Trump’s rollbacks weren’t about abandoning the environment—they were about injecting sanity into a system that had lost touch with reality. His SAFE Vehicles Rule recognized a fundamental truth: Americans want cars that work for them. Not cars that impress California bureaucrats. Not cars that are so overpriced that the average family can’t afford them.

But let’s not forget the ones who stood against him. Ford, Honda, BMW, and Volkswagen turned their backs on common sense and sided with California. They prioritized optics over their customers, political points over practicality. And now? Now they’re scrambling.

The Consequences

Under Biden, the game has changed again. California’s patchwork rules are back in play, and Biden’s new emissions targets are even more aggressive than Obama’s. The same automakers who claimed they didn’t need Trump’s rollbacks are now begging for relief. Supply chain issues, infrastructure gaps, high costs—these are the problems they’re whining about today. But guess what? They bet against Trump, and now they’re paying the price.

Meanwhile, Tesla and Volkswagen are eating their lunch, forging ahead with long-term strategies while the others scramble to catch up.

The Real Question

Here’s the question no one in the mainstream media wants to ask: Why isn’t anyone holding these automakers accountable? Why aren’t we talking about their flip-flopping, their failure to deliver, and their blatant political games? Automotive analysts seem to have the memory span of a goldfish. They’ll praise Ford one day and forget the next that the company couldn’t deliver on its promises.

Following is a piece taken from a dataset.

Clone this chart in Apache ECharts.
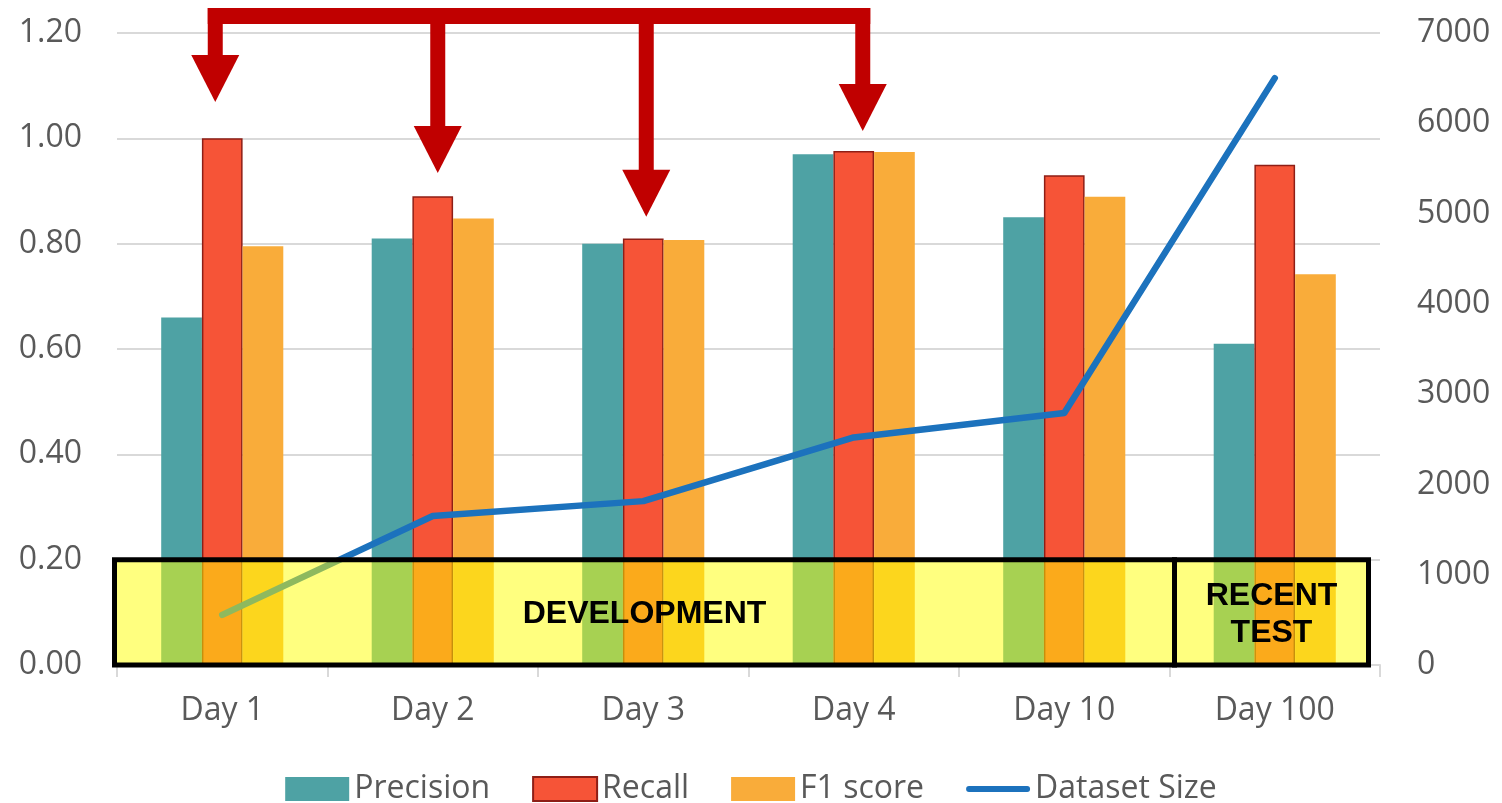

Folks, the auto industry is shaping itself based on politics, not performance. And the ones who played games with Trump’s rollbacks are now the ones crying for help under Biden. Maybe it’s time to leave them out of the room. Maybe it’s time to reward the companies that stayed the course—like Tesla, Volkswagen, and others who stuck to their guns and adapted without whining.

The truth is simple: if you can’t compete, don’t expect a handout. Trump gave the industry a chance. Some took it. Others threw it away. And now, the consequences are here. You reap what you sow.